» PROBLEM DESCRIPTION: From the first line of the data down to and including the line with "const labelShift = [[24, 0], [34, 12], [7, -9], [-7, 9]];", copy everything exactly, leaving out pictures.

» MATERIAL:
• • •

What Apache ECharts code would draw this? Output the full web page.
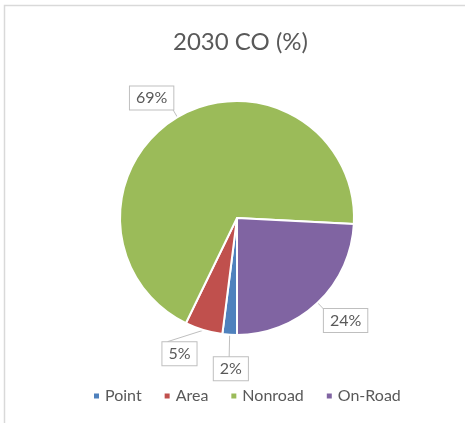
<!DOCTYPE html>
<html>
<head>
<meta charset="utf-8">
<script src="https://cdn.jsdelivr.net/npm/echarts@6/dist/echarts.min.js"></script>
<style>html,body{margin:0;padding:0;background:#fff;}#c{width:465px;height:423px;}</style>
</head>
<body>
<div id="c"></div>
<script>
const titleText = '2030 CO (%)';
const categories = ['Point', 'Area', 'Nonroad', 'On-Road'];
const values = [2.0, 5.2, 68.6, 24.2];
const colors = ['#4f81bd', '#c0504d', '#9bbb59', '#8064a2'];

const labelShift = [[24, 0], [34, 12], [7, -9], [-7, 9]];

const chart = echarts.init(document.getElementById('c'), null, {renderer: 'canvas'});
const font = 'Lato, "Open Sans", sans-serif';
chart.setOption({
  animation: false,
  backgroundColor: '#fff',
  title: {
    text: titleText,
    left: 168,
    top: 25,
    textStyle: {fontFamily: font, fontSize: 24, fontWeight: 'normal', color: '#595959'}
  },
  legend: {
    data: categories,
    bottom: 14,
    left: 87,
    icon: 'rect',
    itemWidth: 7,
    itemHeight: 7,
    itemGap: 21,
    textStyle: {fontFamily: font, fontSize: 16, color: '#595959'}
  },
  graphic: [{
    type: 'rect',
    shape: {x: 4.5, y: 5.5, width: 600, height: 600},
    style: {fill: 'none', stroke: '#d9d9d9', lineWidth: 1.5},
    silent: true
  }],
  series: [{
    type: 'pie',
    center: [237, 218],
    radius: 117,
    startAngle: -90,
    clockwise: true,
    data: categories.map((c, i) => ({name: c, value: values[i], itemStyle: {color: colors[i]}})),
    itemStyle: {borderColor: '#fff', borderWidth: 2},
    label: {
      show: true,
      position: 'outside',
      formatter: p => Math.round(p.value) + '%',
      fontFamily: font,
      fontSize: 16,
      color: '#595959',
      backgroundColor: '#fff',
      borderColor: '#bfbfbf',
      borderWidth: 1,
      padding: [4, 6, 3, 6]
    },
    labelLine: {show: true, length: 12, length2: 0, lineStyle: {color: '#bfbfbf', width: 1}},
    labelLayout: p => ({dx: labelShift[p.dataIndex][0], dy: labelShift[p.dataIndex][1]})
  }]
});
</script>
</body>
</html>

• • •

» WRITTEN RESPONSE:
What Apache ECharts code would draw this? Output the full web page.
<!DOCTYPE html>
<html>
<head>
<meta charset="utf-8">
<script src="https://cdn.jsdelivr.net/npm/echarts@6/dist/echarts.min.js"></script>
<style>html,body{margin:0;padding:0;background:#fff;}#c{width:465px;height:423px;}</style>
</head>
<body>
<div id="c"></div>
<script>
const titleText = '2030 CO (%)';
const categories = ['Point', 'Area', 'Nonroad', 'On-Road'];
const values = [2.0, 5.2, 68.6, 24.2];
const colors = ['#4f81bd', '#c0504d', '#9bbb59', '#8064a2'];

const labelShift = [[24, 0], [34, 12], [7, -9], [-7, 9]];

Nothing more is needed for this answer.